Context: The solar corona is a template to understand stellar activity. The Sun is a moderately active star, and its corona differs from that of active stars: for instance, active stellar coronae have a double-peaked emission measure distribution EM(T) with a hot peak at 8-20 MK, while the non-flaring solar corona has one peak at 1-2 MK and, typically, much cooler plasma. Aims: We study the average contribution of flares to the solar emission measure distribution to investigate indirectly the hypothesis that the hot peak in the EM(T) of active stellar coronae is due to a large number of unresolved solar-like flares, and to infer properties about the flare distribution from nano- to macro-flares.

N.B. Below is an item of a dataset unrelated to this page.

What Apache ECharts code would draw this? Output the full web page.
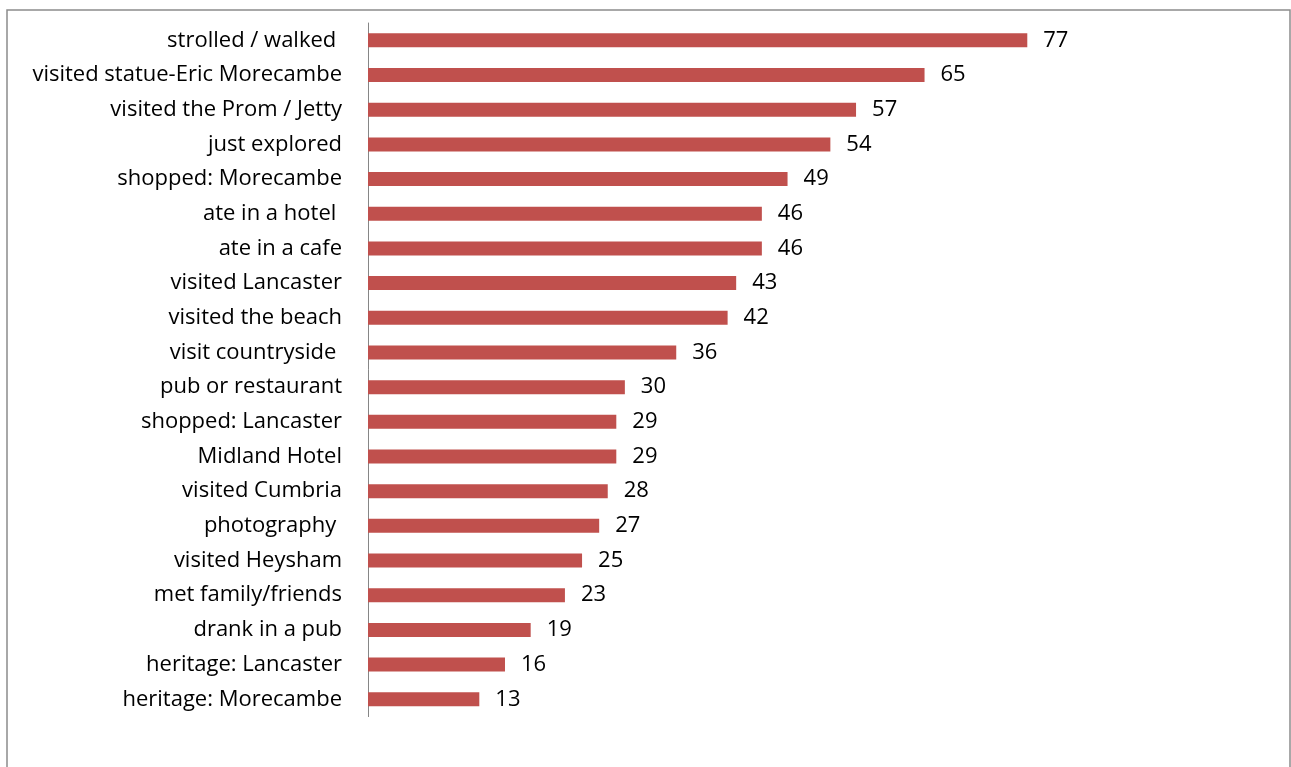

Methods: We measure the disk-integrated time-averaged emission measure, EM_F(T), of an unbiased sample of solar flares, analyzing uninterrupted GOES/XRS light curves over time intervals of one month. We obtain the EM_Q(T) of quiescent corona for the same time intervals from Yohkoh/SXT data. To investigate how EM_F(T) and EM_Q(T) vary during the solar cycle, we evaluate them at different phases of the cycle between December 1991 and April 1998. Results: Irrespective of the solar cycle phase, EM_F(T) appears as a peak in the distribution, and it is significantly larger than the values of EM_Q(T) for T˜5-10 MK. As a result, the time-averaged EM(T) of the entire solar corona is double-peaked, with the hot peak, due to time-averaged flares, being located at temperatures similar to those of active stars, but less enhanced. The EM_F(T) shape supports the hypothesis that the hot EM(T) peak of active coronae is due to unresolved solar-like flares. If this is the case, quiescent and flare components should follow different scaling laws for increasing stellar activity. In the assumption that the heating of the corona is entirely due to flares, from nano- to macro-flares, then either the flare distribution or the confined plasma response to flares, or both, are bimodal.